Background information
- Born: Tom Van Laere 1975 (age 50–51) Brasschaat, Belgium
- Origin: Antwerp, Belgium
- Genres: Rock, blues-rock, country
- Occupations: Musician, singer-songwriter
- Instruments: Vocals, guitar, piano
- Years active: 2000–present
- Label: Universal Music
- Website: admiralfreebee.be

= Admiral Freebee =

Belgian singer-songwriter

Tom Van Laere (born 1975), better known by his stage name Admiral Freebee, is a Belgian singer-songwriter. He took his stage name from the Jack Kerouac novel On the Road. Admiral Freebee is also the name of a ship that sank in San Francisco Bay and was subsequently used as a buoy. Tom Van Laere is the brother of Tim Van Laere, founder of Tim Van Laere Gallery. The gallery represents Adrian Ghenie, Kati Heck, Rinus Van de Velde, Jonathan Meese, Ben Sledsens and Franz West among others.

==History==
Van Laere was born in Brasschaat, near Antwerp. He participated in Humo's Rock Rally, one of the biggest rock competitions in the Low Countries. Backed by a bass guitarist and a drummer he was awarded the silver medal and won the audience's vote. His first album, Admiral Freebee, appeared soon after the competition on Universal, as did his second, Songs.

His third album, Wild Dreams of New Beginnings, has been released to positive critical acclaim in November 2006 and reached the top 40 on the Belgium charts.

Recently one of Belgium's most influential rock formations, dEUS, asked Admiral Freebee to be the supporting act on their European tour.
In June 2009 Admiral Freebee was the support act for Neil Young on several European tour dates. Admiral Freebee also supported Neil Young at the Lokerse Feesten in 2014.
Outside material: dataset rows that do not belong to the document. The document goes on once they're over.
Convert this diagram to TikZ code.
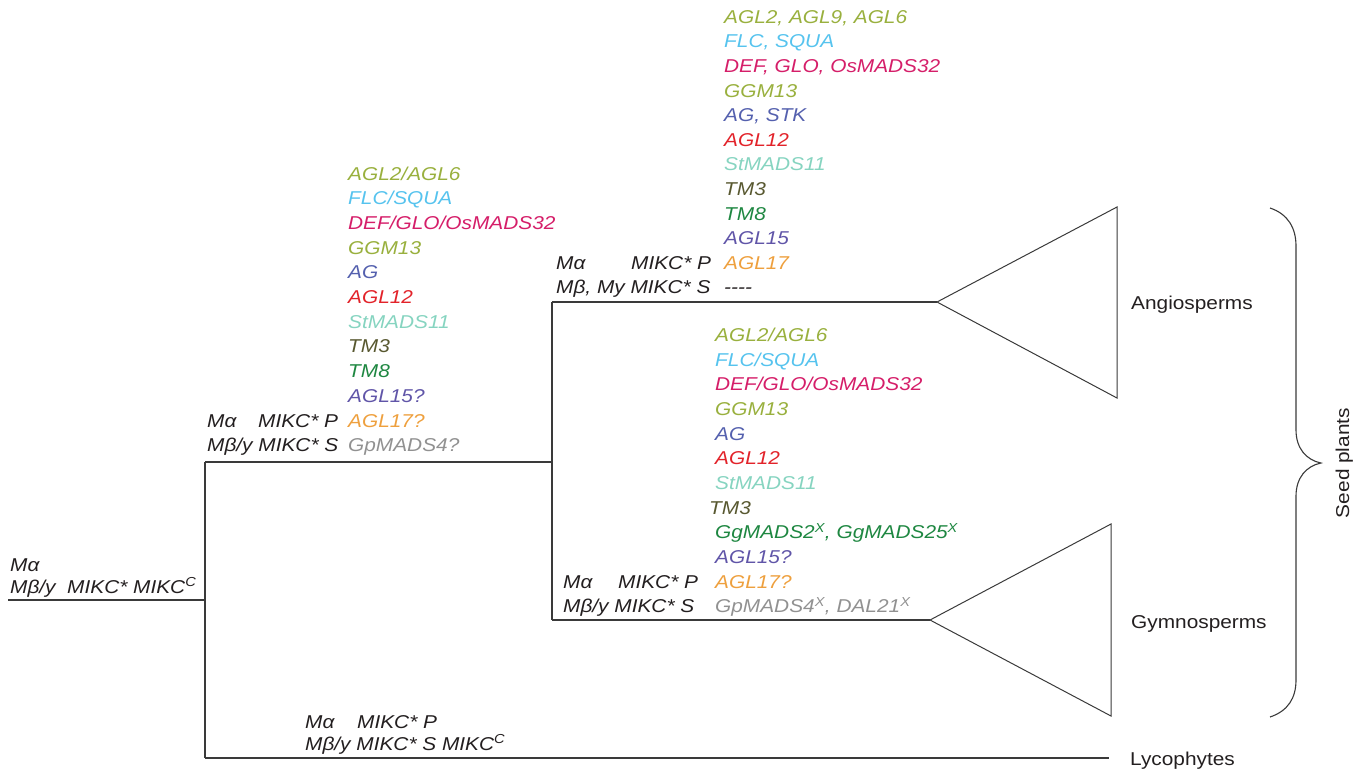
\documentclass[tikz,border=0pt]{standalone}
\usepackage{fontspec}
\setmainfont[FakeStretch=1.12]{Liberation Sans}
\definecolor{olive}{HTML}{99B03E}
\definecolor{lblue}{HTML}{56C3EE}
\definecolor{magen}{HTML}{D51E69}
\definecolor{agblue}{HTML}{5460AE}
\definecolor{gred}{HTML}{E2232A}
\definecolor{teal2}{HTML}{86D4C0}
\definecolor{dkolive}{HTML}{585830}
\definecolor{ggreen}{HTML}{1E8741}
\definecolor{purp}{HTML}{6055A8}
\definecolor{orng}{HTML}{EEA03E}
\definecolor{ggray}{HTML}{919191}
\definecolor{txt}{HTML}{231F20}
\definecolor{ln}{HTML}{3A3A3A}
\tikzset{
  base font/.style={font=\fontsize{18.6}{22}\selectfont, inner sep=0pt, anchor=base west},
  lbl/.style={base font, font=\fontsize{18.6}{22}\selectfont\itshape, text=txt},
  gene/.style={lbl, text=#1},
  taxon/.style={base font, text=txt},
  branch/.style={draw=ln, line width=1.2pt},
  clade/.style={draw=ln, line width=1pt, line join=miter},
}
\begin{document}
\begin{tikzpicture}[x=1pt,y=-1pt]
\useasboundingbox (0,0) rectangle (1363,772);
% tree coordinates
\coordinate (r0) at (8,600);
\coordinate (r1) at (205,600);
\coordinate (sp) at (205,462);
\coordinate (lyB) at (205,758);
\coordinate (lyE) at (1109,758);
\coordinate (sp2) at (552,462);
\coordinate (anB) at (552,302);
\coordinate (gyB) at (552,620);
\coordinate (anA) at (937,302);
\coordinate (anT) at (1117,207);
\coordinate (anD) at (1117,398);
\coordinate (gyA) at (930,620);
\coordinate (gyT) at (1111,524);
\coordinate (gyD) at (1111,716);
% branches
\draw[branch] (r0) -- (r1);
\draw[branch] (sp) -- (lyB);
\draw[branch] (sp) -- (sp2);
\draw[branch] (lyB) -- (lyE);
\draw[branch] (anB) -- (gyB);
\draw[branch] (anB) -- (anA);
\draw[branch] (gyB) -- (gyA);
% clades
\draw[clade] (anA) -- (anT) -- (anD) -- cycle;
\draw[clade] (gyA) -- (gyT) -- (gyD) -- cycle;
% brace
\draw[clade, line width=1.1pt] (1270,208) .. controls (1288,214) and (1296,228) .. (1296,246)
  -- (1296,430) .. controls (1296,448) and (1306,460) .. (1321,463)
  .. controls (1306,466) and (1296,478) .. (1296,496)
  -- (1296,680) .. controls (1296,698) and (1288,711) .. (1270,717);
% taxa
\node[taxon] (ang) at (1131,309.5) {Angiosperms};
\node[taxon] (gym) at (1131,628) {Gymnosperms};
\node[taxon] (lyc) at (1130,765) {Lycophytes};
\node[taxon, rotate=90, anchor=base] (seed) at (1349,463) {Seed plants};
% root labels
\node[lbl] (rtA) at (10,571) {Mα};
\node[lbl] (rtB) at (10,593) {Mβ/y\ \ MIKC* MIKC\textsuperscript{C}};
% lycophyte labels
\node[lbl] (lyA1) at (305,728) {Mα};
\node[lbl] (lyA2) at (357,728) {MIKC* P};
\node[lbl] (lyB1) at (305,750) {Mβ/y MIKC* S MIKC\textsuperscript{C}};
% seed plant ancestor
\foreach \c/\t [count=\i] in {olive/{AGL2/AGL6}, lblue/{FLC/SQUA}, magen/{DEF/GLO/OsMADS32},
   olive/{GGM13}, agblue/{AG}, gred/{AGL12}, teal2/{StMADS11}, dkolive/{TM3}, ggreen/{TM8},
   purp/{AGL15?}, orng/{AGL17?}, ggray/{GpMADS4?}}
  \node[gene=\c] (s\i) at ({348},{180+24.7*(\i-1)}) {\t};
\node[lbl] (sL1) at (207,427) {Mα};
\node[lbl] (sL2) at (258,427) {MIKC* P};
\node[lbl] (sL3) at (207,451.7) {Mβ/y MIKC* S};
% angiosperm ancestor
\foreach \c/\t [count=\i] in {olive/{AGL2, AGL9, AGL6}, lblue/{FLC, SQUA}, magen/{DEF, GLO, OsMADS32},
   olive/{GGM13}, agblue/{AG, STK}, gred/{AGL12}, teal2/{StMADS11}, dkolive/{TM3}, ggreen/{TM8},
   purp/{AGL15}, orng/{AGL17}, txt/{-\kern0pt-\kern0pt-\kern0pt-}}
  \node[gene=\c] (a\i) at ({724},{23.3+24.6*(\i-1)}) {\t};
\node[lbl] (aL1) at (556,269.3) {Mα};
\node[lbl] (aL2) at (631,269.3) {MIKC* P};
\node[lbl] (aL3) at (556,293.9) {Mβ, My MIKC* S};
% gymnosperm ancestor
\foreach \c/\t [count=\i] in {olive/{AGL2/AGL6}, lblue/{FLC/SQUA}, magen/{DEF/GLO/OsMADS32},
   olive/{GGM13}, agblue/{AG}, gred/{AGL12}, teal2/{StMADS11}, dkolive/{\hspace*{-6pt}TM3},
   ggreen/{GgMADS2\textsuperscript{X}, GgMADS25\textsuperscript{X}},
   purp/{AGL15?}, orng/{AGL17?}, ggray/{GpMADS4\textsuperscript{X}, DAL21\textsuperscript{X}}}
  \node[gene=\c] (g\i) at ({715},{341.6+24.65*(\i-1)}) {\t};
\node[lbl] (gL1) at (563,588) {Mα};
\node[lbl] (gL2) at (618,588) {MIKC* P};
\node[lbl] (gL3) at (563,612.7) {Mβ/y MIKC* S};
\end{tikzpicture}
\end{document}
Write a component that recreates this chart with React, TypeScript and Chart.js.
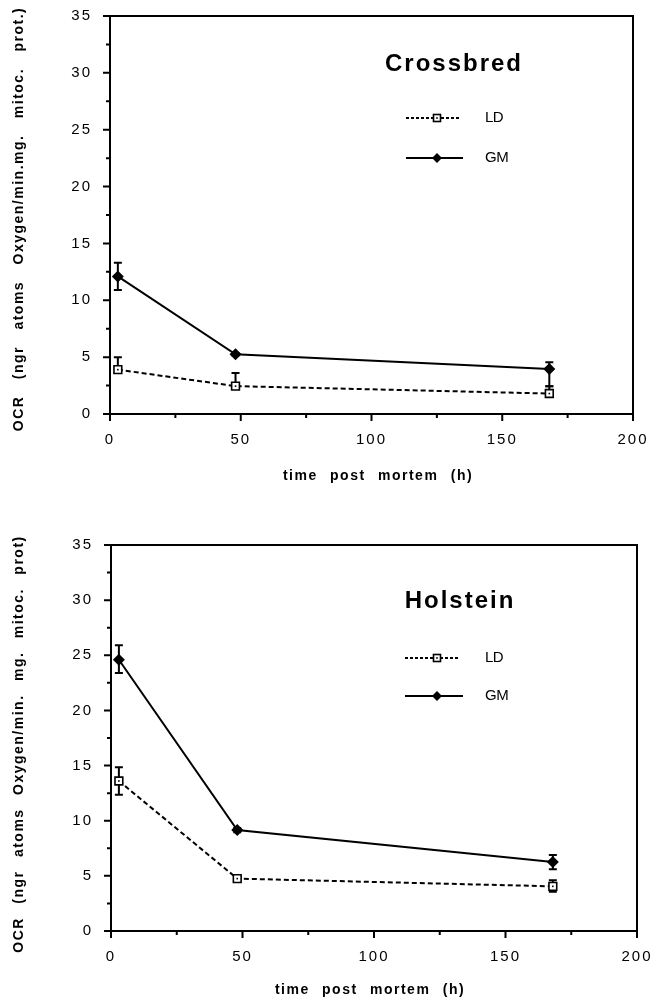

An acoustic album, A Duet for One was released in 2017. Admiral Freebee were forced to reinvent themselves before the release of their seventh album. An arm injury eventually led to the well-received album 'The Gardener'.

==Discography==

Albums
| Admiral Freebee | 2003 |
| Songs | 2005 |
| Wild Dreams of New Beginnings | 2006 |
| The Honey and The Knife | 2010 |
| The Great Scam | 2014 |
| Wake Up and Dream | 2016 |
| The Gardener | 2021 |
| Raw Fun | 2026 |
Singles
| "Ever Present" / "There's a Road" (Noorderlaan) | 2002 |
| "Rags 'n' Run" | 2002 |
| "Mediterranean Sea" | 2003 |
| "Always on the Run" | 2010 |
Promo singles
| "Recipe for Disaster" | 2005 |
"Lucky One"
"Oh Darkness"
"Carry On"

==The Admiral Freebee Freighter==
According to Jack Kerouac in On the Road, Admiral Freebee is also the name of a ship that sank in San Francisco Bay and was subsequently used as a buoy.

"There was an old rusty freighter that was out in the bay that was used as a buoy." Jack Kerouac – On The Road – Part I – Chapter 11 – Page 73 – Penguin Books – 1976.

"And I never spent the night on the old ghost ship- the Admiral Freebee it was called..." Jack Kerouac – On The Road – Part I – Chapter 12 – Page 80 – Penguin Books – 1976.